I got the piston ring compressor and the ring expander/remover/installer.

If you are doing this in one day, you just wanna scrub the pistons clean with some degreaser/carb cleaner. clean the ring grooves with an old ring.
remember to install the rings correct position on each piston, I would suggest only taking one piston out at a time, cleaning it up, and installing it in the same position.

If you need a hone, ask someone else. I dunno , haha!

Did you get a replacement head gasket? front seal, maybe while you're at it? Or do all your seals? Reworking your head? Getting a gasket set, maybe?
It took a couple hours to remove the head and a couple hours to remove the pistons.

Plan on spending two days if it's your first time. One for disassembly and one for reassembly.

Re: Valve stem seals ALL unseated?

Posted: May 13th, 2009, 10:34 am
by SuperK
Also remember you'll be redoing your timing and such, so maybe you could go for gold:
new water pump, if your tensioners are making noises, replace those (they go bad in all of them it seems. Sound like gerbil wheels)
New belts, new timing belt, cam seals, front main seal, distributor o-ring, valve cover gasket, valve stem seals, thermostat?

also remember you have to replace your exhaust manifold gasket and intake manifold gasket as well.

If you want to order a crapload of stuff I suggest calling benningautoparts.com. They got stuff rockauto doesn't, it's better quality (they service the mazda dealer with parts)
better price than rockauto and ask if they can drop-ship to your location.
They use rock products, and let me tell you, looking at their head gasket, they make some quality products.

Re: Valve stem seals ALL unseated?

Posted: May 13th, 2009, 11:16 am
by ooELMOoo
Thanks for the great info!!!.

This sounds like its going to be a long haul :P. But a good learning experience.
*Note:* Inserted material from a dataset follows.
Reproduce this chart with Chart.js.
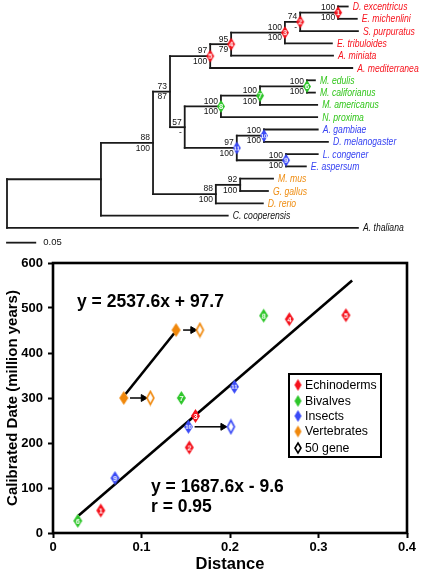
<!DOCTYPE html>
<html>
<head>
<meta charset="utf-8">
<script src="https://cdn.jsdelivr.net/npm/chart.js@4.4.1/dist/chart.umd.min.js"></script>
<style>
  html, body { margin: 0; padding: 0; background: #fff; }
  #wrap { position: relative; width: 424px; height: 574px; overflow: hidden; }
  canvas { position: absolute; left: 0; }
  #tree { top: 0; }
  #calib { top: 250px; }
</style>
</head>
<body>
<div id="wrap">
  <canvas id="tree" width="424" height="250"></canvas>
  <canvas id="calib" width="424" height="324"></canvas>
</div>
<script>
// ---- tree data ----
const taxa = ['D. excentricus', 'E. michenlini', 'S. purpuratus', 'E. tribuloides', 'A. miniata',
  'A. mediterranea', 'M. edulis', 'M. califorianus', 'M. americanus', 'N. proxima', 'A. gambiae',
  'D. melanogaster', 'L. congener', 'E. aspersum', 'M. mus', 'G. gallus', 'D. rerio',
  'C. cooperensis', 'A. thaliana'];
const taxonGroup = ['E', 'E', 'E', 'E', 'E', 'E', 'B', 'B', 'B', 'B', 'I', 'I', 'I', 'I', 'V', 'V', 'V', 'O', 'O'];
const tipDepth = [0.602, 0.618, 0.620, 0.574, 0.576, 0.610, 0.544, 0.544, 0.548, 0.548, 0.549,
  0.567, 0.549, 0.528, 0.470, 0.461, 0.452, 0.390, 0.620];
// internal nodes, ids follow the leaves (19, 20, ...)
const nodeChildren = [[0, 1], [19, 2], [20, 3], [21, 4], [22, 5], [6, 7], [24, 8], [25, 9],
  [10, 11], [12, 13], [27, 28], [26, 29], [23, 30], [14, 15], [32, 16], [31, 33], [34, 17], [35, 18]];
const nodeDepth = [0.585, 0.518, 0.491, 0.396, 0.359, 0.530, 0.447, 0.378, 0.454, 0.493, 0.406,
  0.314, 0.288, 0.412, 0.369, 0.258, 0.166, 0];
const supportTop = ['100', '74', '100', '95', '97', '100', '100', '100', '100', '100', '97', '57', '73', '92', '88', '88', '', ''];
const supportBottom = ['100', '-', '100', '79', '100', '100', '100', '100', '100', '100', '100', '-', '87', '100', '100', '100', '', ''];
const nodeMark = ['1', '2', '3', '4', '5', '6', '7', '8', '10', '9', '11', '', '', '', '', '', '', ''];
const scaleBar = [0, 0.05];
const scaleBarLabel = '0.05';

// ---- calibration plot data ----
const echinoX = [0.054, 0.154, 0.161, 0.267, 0.331];
const echinoY = [50, 190, 260, 475, 484];
const echinoNum = ['1', '2', '3', '4', '5'];
const bivalveX = [0.028, 0.145, 0.238];
const bivalveY = [27, 300, 483];
const bivalveNum = ['6', '7', '8'];
const insectX = [0.070, 0.153, 0.205];
const insectY = [122, 236, 325];
const insectNum = ['9', '10', '11'];
const vertX = [0.080, 0.139];
const vertY = [300, 451];
const gene50X = [0.110, 0.166, 0.201];
const gene50Y = [300, 451, 236];
const gene50Group = ['V', 'V', 'I'];
const fitAllX = [0.029, 0.338];
const fitAllY = [39, 561];
const fitVertX = [0.082, 0.137];
const fitVertY = [309, 444];
const arrowFromX = [0.087, 0.147, 0.160];
const arrowToX = [0.102, 0.158, 0.192];
const arrowY = [300, 451, 236];
const xTicks = [0, 0.1, 0.2, 0.3, 0.4];
const xTickLabels = ['0', '0.1', '0.2', '0.3', '0.4'];
const yTicks = [0, 100, 200, 300, 400, 500, 600];
const yTickLabels = ['0', '100', '200', '300', '400', '500', '600'];
const legendLabels = ['Echinoderms', 'Bivalves', 'Insects', 'Vertebrates', '50 gene'];

const markColor = { E: '#f5121c', B: '#2ec62a', I: '#3a4af6', V: '#f0880c', O: '#111' };
const textColor = { E: '#f7131d', B: '#33c61c', I: '#3743f2', V: '#ef8d12', O: '#111' };
const FONT = 'Arial, "Liberation Sans", Helvetica, sans-serif';

function diamondImg(color, num, w, h, hollow) {
  const c = document.createElement('canvas');
  c.width = w + 4;
  c.height = h + 4;
  const g = c.getContext('2d');
  const cx = c.width / 2, cy = c.height / 2;
  g.beginPath();
  g.moveTo(cx, cy - h / 2);
  g.lineTo(cx + w / 2, cy);
  g.lineTo(cx, cy + h / 2);
  g.lineTo(cx - w / 2, cy);
  g.closePath();
  if (hollow) {
    g.fillStyle = '#fff';
    g.fill();
    g.lineWidth = 1.6;
    g.strokeStyle = color;
    g.stroke();
  } else {
    g.fillStyle = color;
    g.fill();
  }
  if (num) {
    g.fillStyle = '#fff';
    g.font = 'bold ' + (num.length > 1 ? 6 : 7.5) + 'px ' + FONT;
    g.textAlign = 'center';
    g.textBaseline = 'middle';
    g.fillText(num, cx, cy + 0.5);
  }
  return c;
}

const pts = (xs, ys) => xs.map((x, i) => ({ x: x, y: ys[i] }));

// ---- tree ----
const leafCount = taxa.length;
function depthOf(id) { return id < leafCount ? tipDepth[id] : nodeDepth[id - leafCount]; }
function yOf(id) {
  if (id < leafCount) return id;
  const ch = nodeChildren[id - leafCount];
  return (yOf(ch[0]) + yOf(ch[ch.length - 1])) / 2;
}
function firstLeaf(id) {
  while (id >= leafCount) id = nodeChildren[id - leafCount][0];
  return id;
}
const seg = (a, b) => ({
  data: [a, b], showLine: true, borderColor: '#1a1a1a', borderWidth: 1.8,
  borderCapStyle: 'square', pointRadius: 0
});

const treeSets = [];
const markPts = [], markImgs = [];
nodeChildren.forEach((ch, k) => {
  const id = k + leafCount;
  if (nodeMark[k]) {
    markPts.push({ x: nodeDepth[k], y: yOf(id) });
    markImgs.push(diamondImg(markColor[taxonGroup[firstLeaf(id)]], nodeMark[k], 8, 13, false));
  }
});
treeSets.push({ data: markPts, pointStyle: markImgs, pointRadius: 5, showLine: false });
nodeChildren.forEach((ch, k) => {
  const x0 = nodeDepth[k];
  treeSets.push(seg({ x: x0, y: yOf(ch[0]) }, { x: x0, y: yOf(ch[ch.length - 1]) }));
  ch.forEach(c => treeSets.push(seg({ x: x0, y: yOf(c) }, { x: depthOf(c), y: yOf(c) })));
});
const scaleBarY = 19.2;
treeSets.push(seg({ x: scaleBar[0], y: scaleBarY }, { x: scaleBar[1], y: scaleBarY }));

const treeText = {
  id: 'treeText',
  afterDatasetsDraw(chart) {
    const { ctx, scales: { x, y } } = chart;
    ctx.save();
    ctx.textBaseline = 'middle';
    taxa.forEach((name, i) => {
      ctx.save();
      ctx.translate(x.getPixelForValue(tipDepth[i]) + 5, y.getPixelForValue(i));
      ctx.scale(0.8, 1);
      ctx.font = 'italic 10.8px ' + FONT;
      ctx.fillStyle = textColor[taxonGroup[i]];
      ctx.fillText(name, 0, 0.5);
      ctx.restore();
    });
    ctx.font = '8.5px ' + FONT;
    ctx.fillStyle = '#111';
    ctx.textAlign = 'right';
    nodeChildren.forEach((ch, k) => {
      const px = x.getPixelForValue(nodeDepth[k]) - 3;
      const py = y.getPixelForValue(yOf(k + leafCount));
      if (supportTop[k]) ctx.fillText(supportTop[k], px, py - 5);
      if (supportBottom[k]) ctx.fillText(supportBottom[k], px, py + 5.5);
    });
    ctx.textAlign = 'left';
    ctx.font = '9.5px ' + FONT;
    ctx.fillText(scaleBarLabel, x.getPixelForValue(scaleBar[1]) + 8, y.getPixelForValue(scaleBarY));
    ctx.restore();
  }
};

new Chart(document.getElementById('tree'), {
  type: 'scatter',
  data: { datasets: treeSets },
  options: {
    responsive: false,
    animation: false,
    events: [],
    layout: { padding: 0, autoPadding: false },
    plugins: { legend: { display: false }, tooltip: { enabled: false } },
    scales: {
      x: { type: 'linear', display: false, min: -7 / 566, max: (424 - 7) / 566 },
      y: { type: 'linear', display: false, reverse: true, min: -6.5 / 12.3, max: -6.5 / 12.3 + 250 / 12.3 }
    }
  },
  plugins: [treeText]
});

// ---- calibration scatter ----
const calibSets = [
  { data: pts(echinoX, echinoY), pointStyle: echinoNum.map(n => diamondImg(markColor.E, n, 9, 14, false)) },
  { data: pts(bivalveX, bivalveY), pointStyle: bivalveNum.map(n => diamondImg(markColor.B, n, 9, 14, false)) },
  { data: pts(insectX, insectY), pointStyle: insectNum.map(n => diamondImg(markColor.I, n, 9, 14, false)) },
  { data: pts(vertX, vertY), pointStyle: vertX.map(() => diamondImg(markColor.V, '', 9, 14, false)) },
  { data: pts(gene50X, gene50Y), pointStyle: gene50Group.map(g => diamondImg(markColor[g], '', 7, 13, true)) },
  { data: pts(fitAllX, fitAllY), showLine: true, borderColor: '#000', borderWidth: 2.6, pointRadius: 0 },
  { data: pts(fitVertX, fitVertY), showLine: true, borderColor: '#000', borderWidth: 2.6, pointRadius: 0 }
];
arrowY.forEach((yv, i) => {
  calibSets.push({
    data: [{ x: arrowFromX[i], y: yv }, { x: arrowToX[i], y: yv }],
    showLine: true, borderColor: '#000', borderWidth: 1.5,
    pointRadius: [0, 4], pointStyle: 'triangle', pointRotation: 90,
    pointBackgroundColor: '#000', pointBorderColor: '#000', pointBorderWidth: 1
  });
});
calibSets.forEach(d => { if (d.pointRadius === undefined) d.pointRadius = 6; });

const calibDecor = {
  id: 'calibDecor',
  afterDatasetsDraw(chart) {
    const { ctx, chartArea: a } = chart;
    ctx.save();
    ctx.strokeStyle = '#000';
    ctx.lineWidth = 2.6;
    ctx.strokeRect(a.left, a.top, a.right - a.left, a.bottom - a.top);

    ctx.fillStyle = '#000';
    ctx.textBaseline = 'middle';
    ctx.font = 'bold 17.5px ' + FONT;
    ctx.fillText('y = 2537.6x + 97.7', 77, 52);
    ctx.fillText('y = 1687.6x - 9.6', 151, 237);
    ctx.fillText('r = 0.95', 151, 257);

    // legend box
    ctx.lineWidth = 2;
    ctx.strokeRect(289, 124, 92, 83);
    const rowY = [135, 151, 166, 181.5, 198];
    const legColors = [markColor.E, markColor.B, markColor.I, markColor.V, '#000'];
    ctx.font = '12.3px ' + FONT;
    legendLabels.forEach((lab, i) => {
      const img = diamondImg(legColors[i], '', i === 4 ? 6 : 7, i === 4 ? 10 : 12, i === 4);
      ctx.drawImage(img, 298 - img.width / 2, rowY[i] - img.height / 2);
      ctx.fillStyle = '#000';
      ctx.fillText(lab, 305, rowY[i] + 0.5);
    });
    ctx.restore();
  }
};

const tickFont = { family: FONT, weight: 'bold', size: 13 };
new Chart(document.getElementById('calib'), {
  type: 'scatter',
  data: { datasets: calibSets },
  options: {
    responsive: false,
    animation: false,
    events: [],
    layout: { padding: { top: 13, right: 17, left: 0, bottom: 0 }, autoPadding: false },
    plugins: { legend: { display: false }, tooltip: { enabled: false } },
    scales: {
      x: {
        type: 'linear', min: 0, max: 0.4,
        afterFit: s => { s.height = 41; },
        afterBuildTicks: s => { s.ticks = xTicks.map(v => ({ value: v })); },
        grid: { drawOnChartArea: false, drawTicks: true, tickLength: 5, tickWidth: 2, tickColor: '#000' },
        border: { display: false },
        ticks: { color: '#000', font: tickFont, padding: 2, maxRotation: 0, callback: (v, i) => xTickLabels[i] },
        title: { display: true, text: 'Distance', color: '#000', font: { family: FONT, weight: 'bold', size: 16.5 }, padding: { top: 0, bottom: 0 } }
      },
      y: {
        type: 'linear', min: 0, max: 600,
        afterFit: s => { s.width = 53; },
        afterBuildTicks: s => { s.ticks = yTicks.map(v => ({ value: v })); },
        grid: { drawOnChartArea: false, drawTicks: true, tickLength: 5, tickWidth: 2, tickColor: '#000' },
        border: { display: false },
        ticks: { color: '#000', font: tickFont, padding: 5, callback: (v, i) => yTickLabels[i] },
        title: { display: true, text: 'Calibrated Date (million years)', color: '#000', font: { family: FONT, weight: 'bold', size: 15 }, padding: { top: 4, bottom: 0 } }
      }
    }
  },
  plugins: [calibDecor]
});
</script>
</body>
</html>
Will let you know how it goes!

Re: Valve stem seals ALL unseated?

Posted: May 13th, 2009, 11:31 am
by wytbishop
It cannot be overstated.

TAKE YOUR TIME!

You're going to get into it, and it'll be going pretty well, and you're gonna think...pfft...this is easy! It is easy, but its delicate and every detail is really important. Be anal. Be thorough. Go slowly and be careful.